▶ REQUEST
Without the images, write out the whole listing exactly.

┄┄┄┄┄┄┄┄┄┄┄┄┄┄┄┄┄┄┄┄

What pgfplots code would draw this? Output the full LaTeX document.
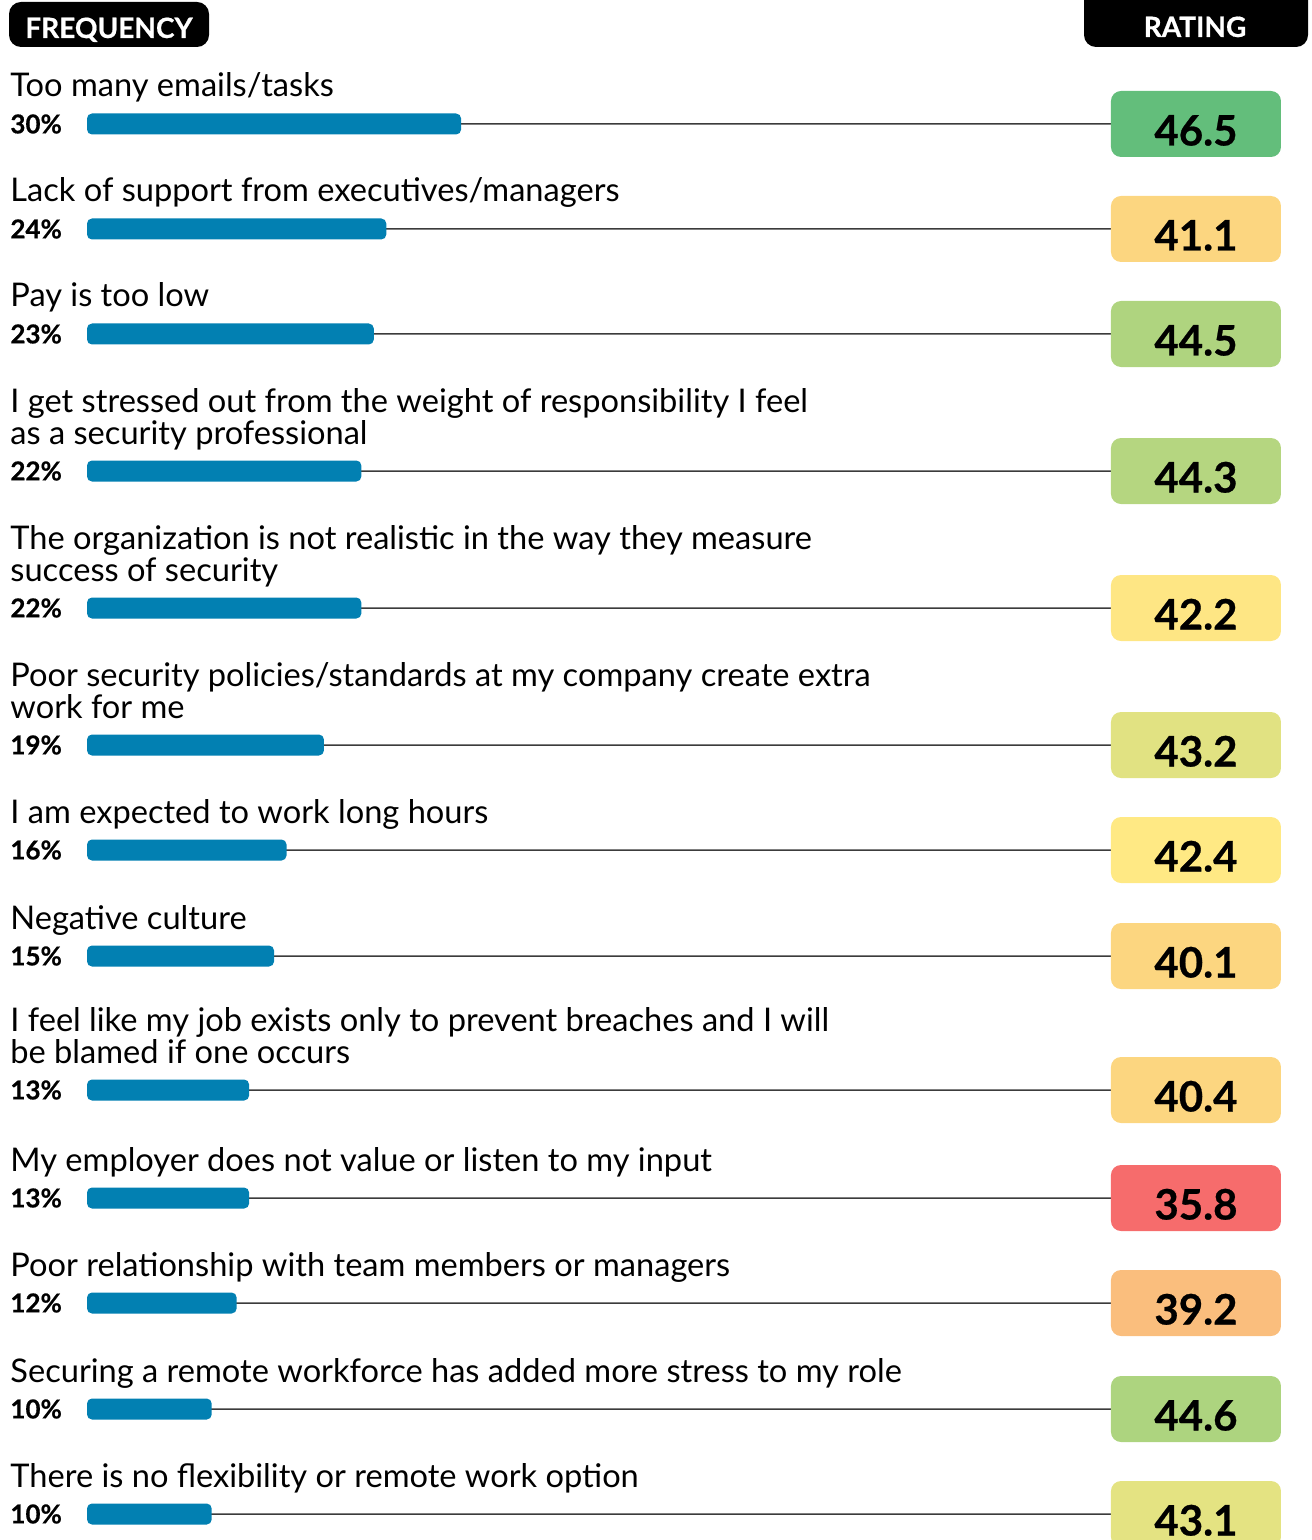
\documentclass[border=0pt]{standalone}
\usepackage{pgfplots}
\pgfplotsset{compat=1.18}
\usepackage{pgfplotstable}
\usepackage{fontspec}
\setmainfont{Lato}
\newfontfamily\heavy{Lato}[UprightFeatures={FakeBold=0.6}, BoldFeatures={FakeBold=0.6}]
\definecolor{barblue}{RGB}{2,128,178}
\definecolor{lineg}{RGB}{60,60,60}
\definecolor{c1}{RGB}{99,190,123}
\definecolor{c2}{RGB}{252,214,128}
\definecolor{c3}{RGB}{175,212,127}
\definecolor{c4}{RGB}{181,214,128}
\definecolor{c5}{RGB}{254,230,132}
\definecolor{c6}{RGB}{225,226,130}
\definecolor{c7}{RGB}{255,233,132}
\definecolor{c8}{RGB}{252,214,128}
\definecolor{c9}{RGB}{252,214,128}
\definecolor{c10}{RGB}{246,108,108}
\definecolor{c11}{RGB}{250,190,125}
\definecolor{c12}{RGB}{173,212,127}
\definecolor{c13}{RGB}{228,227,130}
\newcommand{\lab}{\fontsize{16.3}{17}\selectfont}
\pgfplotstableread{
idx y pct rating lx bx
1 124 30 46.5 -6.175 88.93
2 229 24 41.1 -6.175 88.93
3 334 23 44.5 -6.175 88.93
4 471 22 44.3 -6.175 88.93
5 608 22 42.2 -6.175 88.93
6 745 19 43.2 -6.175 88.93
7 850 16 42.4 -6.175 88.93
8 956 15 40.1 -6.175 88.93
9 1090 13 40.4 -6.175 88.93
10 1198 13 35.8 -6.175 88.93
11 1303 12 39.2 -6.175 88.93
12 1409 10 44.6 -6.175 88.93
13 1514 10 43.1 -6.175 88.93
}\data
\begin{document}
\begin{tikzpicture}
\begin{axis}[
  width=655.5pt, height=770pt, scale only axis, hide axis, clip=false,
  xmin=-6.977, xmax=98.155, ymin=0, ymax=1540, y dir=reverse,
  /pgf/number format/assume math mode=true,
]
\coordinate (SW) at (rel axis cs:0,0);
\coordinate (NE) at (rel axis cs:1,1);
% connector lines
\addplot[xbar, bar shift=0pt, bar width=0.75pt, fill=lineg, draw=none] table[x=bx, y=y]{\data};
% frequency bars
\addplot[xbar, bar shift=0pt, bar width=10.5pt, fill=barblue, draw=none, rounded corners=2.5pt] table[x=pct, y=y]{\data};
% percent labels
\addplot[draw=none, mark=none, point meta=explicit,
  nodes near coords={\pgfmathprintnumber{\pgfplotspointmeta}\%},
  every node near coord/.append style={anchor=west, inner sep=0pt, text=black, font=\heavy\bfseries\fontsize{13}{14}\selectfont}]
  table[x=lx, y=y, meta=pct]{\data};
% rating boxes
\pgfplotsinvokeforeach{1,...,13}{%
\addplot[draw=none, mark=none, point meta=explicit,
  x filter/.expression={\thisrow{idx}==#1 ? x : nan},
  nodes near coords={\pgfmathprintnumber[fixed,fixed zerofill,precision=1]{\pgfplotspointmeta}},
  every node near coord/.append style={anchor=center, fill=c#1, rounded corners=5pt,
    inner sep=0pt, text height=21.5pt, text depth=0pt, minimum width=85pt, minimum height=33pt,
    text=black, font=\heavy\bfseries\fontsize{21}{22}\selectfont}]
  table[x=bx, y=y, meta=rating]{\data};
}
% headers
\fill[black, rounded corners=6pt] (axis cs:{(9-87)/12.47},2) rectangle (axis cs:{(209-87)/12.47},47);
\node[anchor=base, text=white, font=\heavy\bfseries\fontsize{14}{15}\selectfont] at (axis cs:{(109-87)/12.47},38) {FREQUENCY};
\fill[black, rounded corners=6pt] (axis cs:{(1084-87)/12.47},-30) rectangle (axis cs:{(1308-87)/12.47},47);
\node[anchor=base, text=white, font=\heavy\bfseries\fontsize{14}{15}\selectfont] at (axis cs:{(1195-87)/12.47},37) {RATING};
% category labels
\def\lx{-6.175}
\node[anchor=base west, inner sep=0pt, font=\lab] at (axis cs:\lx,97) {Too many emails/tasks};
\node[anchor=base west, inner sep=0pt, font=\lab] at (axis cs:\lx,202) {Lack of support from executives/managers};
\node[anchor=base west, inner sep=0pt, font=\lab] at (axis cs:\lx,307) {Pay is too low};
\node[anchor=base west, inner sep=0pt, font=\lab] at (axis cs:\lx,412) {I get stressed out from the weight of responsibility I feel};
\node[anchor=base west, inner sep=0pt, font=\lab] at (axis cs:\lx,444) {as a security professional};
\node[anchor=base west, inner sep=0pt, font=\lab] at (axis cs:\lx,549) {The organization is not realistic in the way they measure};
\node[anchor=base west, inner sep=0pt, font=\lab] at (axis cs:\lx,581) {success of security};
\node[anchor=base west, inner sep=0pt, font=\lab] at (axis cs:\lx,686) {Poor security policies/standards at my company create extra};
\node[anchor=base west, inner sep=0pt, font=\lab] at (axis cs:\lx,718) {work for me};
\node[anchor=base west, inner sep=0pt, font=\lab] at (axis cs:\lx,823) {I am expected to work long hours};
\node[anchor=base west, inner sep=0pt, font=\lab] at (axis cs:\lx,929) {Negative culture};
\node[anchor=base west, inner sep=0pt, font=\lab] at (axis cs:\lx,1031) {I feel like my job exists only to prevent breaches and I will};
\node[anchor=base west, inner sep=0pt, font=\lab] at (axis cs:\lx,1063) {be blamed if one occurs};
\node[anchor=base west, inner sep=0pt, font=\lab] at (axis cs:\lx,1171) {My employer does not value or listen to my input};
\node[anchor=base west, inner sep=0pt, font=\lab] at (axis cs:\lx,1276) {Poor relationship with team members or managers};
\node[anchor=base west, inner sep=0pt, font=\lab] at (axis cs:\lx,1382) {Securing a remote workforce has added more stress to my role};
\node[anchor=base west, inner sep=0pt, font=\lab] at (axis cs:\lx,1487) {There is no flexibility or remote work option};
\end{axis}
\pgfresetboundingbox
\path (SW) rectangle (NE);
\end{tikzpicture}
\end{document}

┄┄┄┄┄┄┄┄┄┄┄┄┄┄┄┄┄┄┄┄

▶ SOLUTION
What pgfplots code would draw this? Output the full LaTeX document.
\documentclass[border=0pt]{standalone}
\usepackage{pgfplots}
\pgfplotsset{compat=1.18}
\usepackage{pgfplotstable}
\usepackage{fontspec}
\setmainfont{Lato}
\newfontfamily\heavy{Lato}[UprightFeatures={FakeBold=0.6}, BoldFeatures={FakeBold=0.6}]
\definecolor{barblue}{RGB}{2,128,178}
\definecolor{lineg}{RGB}{60,60,60}
\definecolor{c1}{RGB}{99,190,123}
\definecolor{c2}{RGB}{252,214,128}
\definecolor{c3}{RGB}{175,212,127}
\definecolor{c4}{RGB}{181,214,128}
\definecolor{c5}{RGB}{254,230,132}
\definecolor{c6}{RGB}{225,226,130}
\definecolor{c7}{RGB}{255,233,132}
\definecolor{c8}{RGB}{252,214,128}
\definecolor{c9}{RGB}{252,214,128}
\definecolor{c10}{RGB}{246,108,108}
\definecolor{c11}{RGB}{250,190,125}
\definecolor{c12}{RGB}{173,212,127}
\definecolor{c13}{RGB}{228,227,130}
\newcommand{\lab}{\fontsize{16.3}{17}\selectfont}
\pgfplotstableread{
idx y pct rating lx bx
1 124 30 46.5 -6.175 88.93
2 229 24 41.1 -6.175 88.93
3 334 23 44.5 -6.175 88.93
4 471 22 44.3 -6.175 88.93
5 608 22 42.2 -6.175 88.93
6 745 19 43.2 -6.175 88.93
7 850 16 42.4 -6.175 88.93
8 956 15 40.1 -6.175 88.93
9 1090 13 40.4 -6.175 88.93
10 1198 13 35.8 -6.175 88.93
11 1303 12 39.2 -6.175 88.93
12 1409 10 44.6 -6.175 88.93
13 1514 10 43.1 -6.175 88.93
}\data
\begin{document}
\begin{tikzpicture}
\begin{axis}[
  width=655.5pt, height=770pt, scale only axis, hide axis, clip=false,
  xmin=-6.977, xmax=98.155, ymin=0, ymax=1540, y dir=reverse,
  /pgf/number format/assume math mode=true,
]
\coordinate (SW) at (rel axis cs:0,0);
\coordinate (NE) at (rel axis cs:1,1);
% connector lines
\addplot[xbar, bar shift=0pt, bar width=0.75pt, fill=lineg, draw=none] table[x=bx, y=y]{\data};
% frequency bars
\addplot[xbar, bar shift=0pt, bar width=10.5pt, fill=barblue, draw=none, rounded corners=2.5pt] table[x=pct, y=y]{\data};
% percent labels
\addplot[draw=none, mark=none, point meta=explicit,
  nodes near coords={\pgfmathprintnumber{\pgfplotspointmeta}\%},
  every node near coord/.append style={anchor=west, inner sep=0pt, text=black, font=\heavy\bfseries\fontsize{13}{14}\selectfont}]
  table[x=lx, y=y, meta=pct]{\data};
% rating boxes
\pgfplotsinvokeforeach{1,...,13}{%
\addplot[draw=none, mark=none, point meta=explicit,
  x filter/.expression={\thisrow{idx}==#1 ? x : nan},
  nodes near coords={\pgfmathprintnumber[fixed,fixed zerofill,precision=1]{\pgfplotspointmeta}},
  every node near coord/.append style={anchor=center, fill=c#1, rounded corners=5pt,
    inner sep=0pt, text height=21.5pt, text depth=0pt, minimum width=85pt, minimum height=33pt,
    text=black, font=\heavy\bfseries\fontsize{21}{22}\selectfont}]
  table[x=bx, y=y, meta=rating]{\data};
}
% headers
\fill[black, rounded corners=6pt] (axis cs:{(9-87)/12.47},2) rectangle (axis cs:{(209-87)/12.47},47);
\node[anchor=base, text=white, font=\heavy\bfseries\fontsize{14}{15}\selectfont] at (axis cs:{(109-87)/12.47},38) {FREQUENCY};
\fill[black, rounded corners=6pt] (axis cs:{(1084-87)/12.47},-30) rectangle (axis cs:{(1308-87)/12.47},47);
\node[anchor=base, text=white, font=\heavy\bfseries\fontsize{14}{15}\selectfont] at (axis cs:{(1195-87)/12.47},37) {RATING};
% category labels
\def\lx{-6.175}
\node[anchor=base west, inner sep=0pt, font=\lab] at (axis cs:\lx,97) {Too many emails/tasks};
\node[anchor=base west, inner sep=0pt, font=\lab] at (axis cs:\lx,202) {Lack of support from executives/managers};
\node[anchor=base west, inner sep=0pt, font=\lab] at (axis cs:\lx,307) {Pay is too low};
\node[anchor=base west, inner sep=0pt, font=\lab] at (axis cs:\lx,412) {I get stressed out from the weight of responsibility I feel};
\node[anchor=base west, inner sep=0pt, font=\lab] at (axis cs:\lx,444) {as a security professional};
\node[anchor=base west, inner sep=0pt, font=\lab] at (axis cs:\lx,549) {The organization is not realistic in the way they measure};
\node[anchor=base west, inner sep=0pt, font=\lab] at (axis cs:\lx,581) {success of security};
\node[anchor=base west, inner sep=0pt, font=\lab] at (axis cs:\lx,686) {Poor security policies/standards at my company create extra};
\node[anchor=base west, inner sep=0pt, font=\lab] at (axis cs:\lx,718) {work for me};
\node[anchor=base west, inner sep=0pt, font=\lab] at (axis cs:\lx,823) {I am expected to work long hours};
\node[anchor=base west, inner sep=0pt, font=\lab] at (axis cs:\lx,929) {Negative culture};
\node[anchor=base west, inner sep=0pt, font=\lab] at (axis cs:\lx,1031) {I feel like my job exists only to prevent breaches and I will};
\node[anchor=base west, inner sep=0pt, font=\lab] at (axis cs:\lx,1063) {be blamed if one occurs};
\node[anchor=base west, inner sep=0pt, font=\lab] at (axis cs:\lx,1171) {My employer does not value or listen to my input};
\node[anchor=base west, inner sep=0pt, font=\lab] at (axis cs:\lx,1276) {Poor relationship with team members or managers};
\node[anchor=base west, inner sep=0pt, font=\lab] at (axis cs:\lx,1382) {Securing a remote workforce has added more stress to my role};
\node[anchor=base west, inner sep=0pt, font=\lab] at (axis cs:\lx,1487) {There is no flexibility or remote work option};
\end{axis}
\pgfresetboundingbox
\path (SW) rectangle (NE);
\end{tikzpicture}
\end{document}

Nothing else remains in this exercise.